В 1900 году Ончуков становится «членом-сотрудником» Русского географического общества по отделению этнографии и участником известного кружка, группировавшегося вокруг журнала «Живая старина». Среди молодых членов кружка были такие в будущем известные ученые, как Д. К. Зеленин, М. Б. Едемский, В. И. Чернышев и другие. Деятельность группы поддерживали и поощряли академики А. А. Шахматов и В. И. Ламанский. Ончуков писал в те годы, что Ламанский «первый направил меня на занятия этнографией». С 1900 по 1908 год Ончуков исследовал весь Север России, напечатал ряд статей в журналах и выпустил три книги — «Печорские былины», «Северные сказки» и «Северные народные драмы». В эти же годы он закончил Археологический институт в Петербурге по специальности церковная археология.

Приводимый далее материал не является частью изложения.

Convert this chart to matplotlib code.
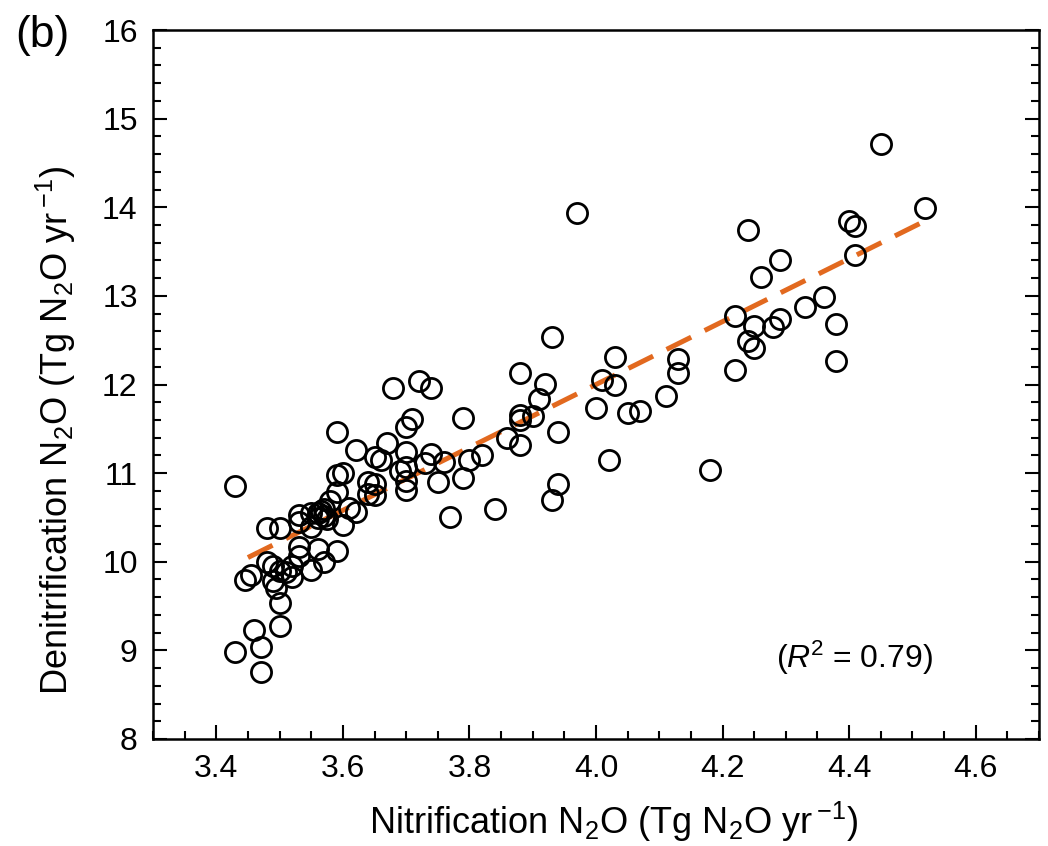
import matplotlib
matplotlib.use('Agg')
import matplotlib.pyplot as plt
import numpy as np
from matplotlib.ticker import MultipleLocator, FormatStrFormatter

# values (Tg N2O / yr)
nitrification = [
    4.45, 4.52, 3.97, 4.24, 4.40, 4.41, 4.41, 4.29, 4.26, 4.36, 4.33, 4.22,
    4.38, 4.25, 4.28, 4.29, 4.24, 4.25, 4.38, 4.22, 3.93, 4.03, 4.13, 4.13,
    3.88, 3.92, 4.01, 4.03, 3.91, 4.11, 4.00, 4.05, 4.07, 3.88, 3.88, 3.90,
    3.79, 3.94, 3.86, 3.88, 4.02, 4.18, 3.94, 3.93, 3.84, 3.77,
    3.68, 3.72, 3.74, 3.71, 3.70, 3.59, 3.62, 3.67, 3.65, 3.66, 3.70, 3.74,
    3.73, 3.76, 3.80, 3.82, 3.70, 3.69, 3.79, 3.75, 3.70, 3.70, 3.59, 3.60,
    3.64, 3.65, 3.64, 3.65, 3.59, 3.62, 3.61, 3.60, 3.58, 3.57, 3.56, 3.57,
    3.56, 3.575, 3.565, 3.55, 3.53, 3.55, 3.53, 3.48, 3.50, 3.43, 3.59, 3.56,
    3.53, 3.53, 3.57, 3.55, 3.52, 3.52, 3.51, 3.48, 3.49, 3.50, 3.455, 3.445,
    3.49, 3.495, 3.50, 3.50, 3.46, 3.47, 3.43, 3.47,
]
denitrification = [
    14.71, 13.99, 13.93, 13.74, 13.85, 13.79, 13.46, 13.40, 13.21, 12.99, 12.88, 12.77,
    12.68, 12.66, 12.65, 12.74, 12.49, 12.41, 12.27, 12.16, 12.54, 12.31, 12.29, 12.13,
    12.13, 12.01, 12.05, 11.99, 11.84, 11.87, 11.74, 11.68, 11.70, 11.66, 11.60, 11.65,
    11.62, 11.46, 11.40, 11.32, 11.15, 11.04, 10.88, 10.70, 10.59, 10.51,
    11.96, 12.04, 11.96, 11.61, 11.52, 11.46, 11.26, 11.34, 11.18, 11.15, 11.24, 11.22,
    11.11, 11.13, 11.15, 11.20, 11.07, 11.02, 10.95, 10.90, 10.91, 10.81, 10.98, 11.00,
    10.90, 10.88, 10.77, 10.75, 10.79, 10.56, 10.61, 10.42, 10.68, 10.60, 10.55, 10.52,
    10.49, 10.48, 10.57, 10.55, 10.53, 10.39, 10.45, 10.38, 10.38, 10.85, 10.12, 10.14,
    10.17, 10.06, 10.00, 9.91, 9.95, 9.83, 9.88, 10.00, 9.95, 9.90, 9.85, 9.79,
    9.78, 9.70, 9.53, 9.28, 9.23, 9.04, 8.98, 8.76,
]
# regression line as drawn in the reference
fit_slope = 3.55
fit_intercept = -2.20
fit_range = [3.45, 4.52]
r2_text = r'($\it{R}$$^{2}$ = 0.79)'

plt.rcParams['font.family'] = ['Liberation Sans', 'DejaVu Sans']
plt.rcParams['mathtext.fontset'] = 'custom'
plt.rcParams['mathtext.rm'] = 'Liberation Sans'
plt.rcParams['mathtext.it'] = 'Liberation Sans:italic'

x = np.array(nitrification)
y = np.array(denitrification)
fx = np.array(fit_range)

fig = plt.figure(figsize=(10.48, 8.46), dpi=100)
ax = fig.add_axes([0.146, 0.1265, 0.8454, 0.838])

ax.plot(x, y, 'o', ms=14.5, mfc='none', mec='black', mew=2.0, zorder=3)
ax.plot(fx, fit_slope * fx + fit_intercept, color='#E2691F', lw=3.6,
        linestyle=(0, (5.5, 3.0)), zorder=2)

ax.set_xlim(3.3, 4.7)
ax.set_ylim(8, 16)
ax.xaxis.set_major_locator(MultipleLocator(0.2))
ax.xaxis.set_minor_locator(MultipleLocator(0.05))
ax.xaxis.set_major_formatter(FormatStrFormatter('%.1f'))
ax.yaxis.set_major_locator(MultipleLocator(1))
ax.yaxis.set_minor_locator(MultipleLocator(0.2))
ax.tick_params(which='both', direction='in', top=False, right=True,
               width=1.5, labelsize=23, pad=11)
ax.tick_params(which='major', length=10)
ax.tick_params(which='minor', length=5.5)
for s in ax.spines.values():
    s.set_linewidth(1.8)

ax.set_xlabel(r'Nitrification N$_2$O (Tg N$_2$O yr$\,^{-1}$)', fontsize=26, va='center')
ax.set_ylabel(r'Denitrification N$_2$O (Tg N$_2$O yr$\,^{-1}$)', fontsize=26, va='center')
ax.xaxis.set_label_coords(0.52, -0.117)
ax.yaxis.set_label_coords(-0.11, 0.435)

ax.text(0.792, 0.115, r2_text, transform=ax.transAxes, fontsize=23,
        ha='center', va='center')
fig.text(0.040, 0.958, '(b)', fontsize=32, ha='center', va='center')

fig.savefig('out.png', dpi=100)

В эти годы капитализм на Севере России только начинал наверстывать упущенное. Архангельские газеты начала века рисуют колоритную картину начинающейся «промышленной лихорадки»: «В настоящее время одна из крупных шведских промышленных фирм ведёт переговоры с правительством о продаже на реке Печоре леса на сруб...»; «Сим объявляется что Управлением государственным имуществом Архангельской губернии выданы германскому подданному Станиславу Францевичу фон Вышемирскому дозволительные свидетельства на разведки: в Печорском уезде Архангельской губернии каменного угля, медной руды, серного колчедана, железной руды, горючего сланца»; вышел в рейс к острову Шпицберген ледокол «Ермак»; заканчивается колонизация Кольского полуострова; открыт телеграф от Кеми к Мурману, по Мурману и в Усть-Цыльму — вот далеко не полный перечень событий, будораживших некогда «сонную» Архангельскую губернию. Однако вместе с тем полная архаика быта, раскольники поморского толка с их религиозной непримиримостью, где даже обычный православный священник был вынужден выступать как миссионер. В очень серьезной книге «Печорская старина», посвященной описанию рукописей и архивов церквей Низовой Печоры, Ончуков, пользуясь необычным для научного исследования стилем, так суммировал свои впечатления о русском Севере: «За редкость на Печоре телеги, ездят все больше верхом, а кладь возят на волокушах, и тут же, в этих бездорожных селах тянутся столбы телеграфа, проволока которого, как нервы, соединяет этот живой кусочек давно прошлой жизни с действительностью XX века, кипящего в остальной России». Ончуков прекрасно осознавал, что «когда Печора покроется заводами, которые с занятием в качестве рабочих местных крестьян будут привлекать и полчища « бродячей Руси» из центров России, это нашествие, в конце концов, свалит старую культуру Печоры, а с её упадком постепенно исчезнут и былины... Может быть, это и необходимо, как одна из стадий промышленного роста страны, но это грустно».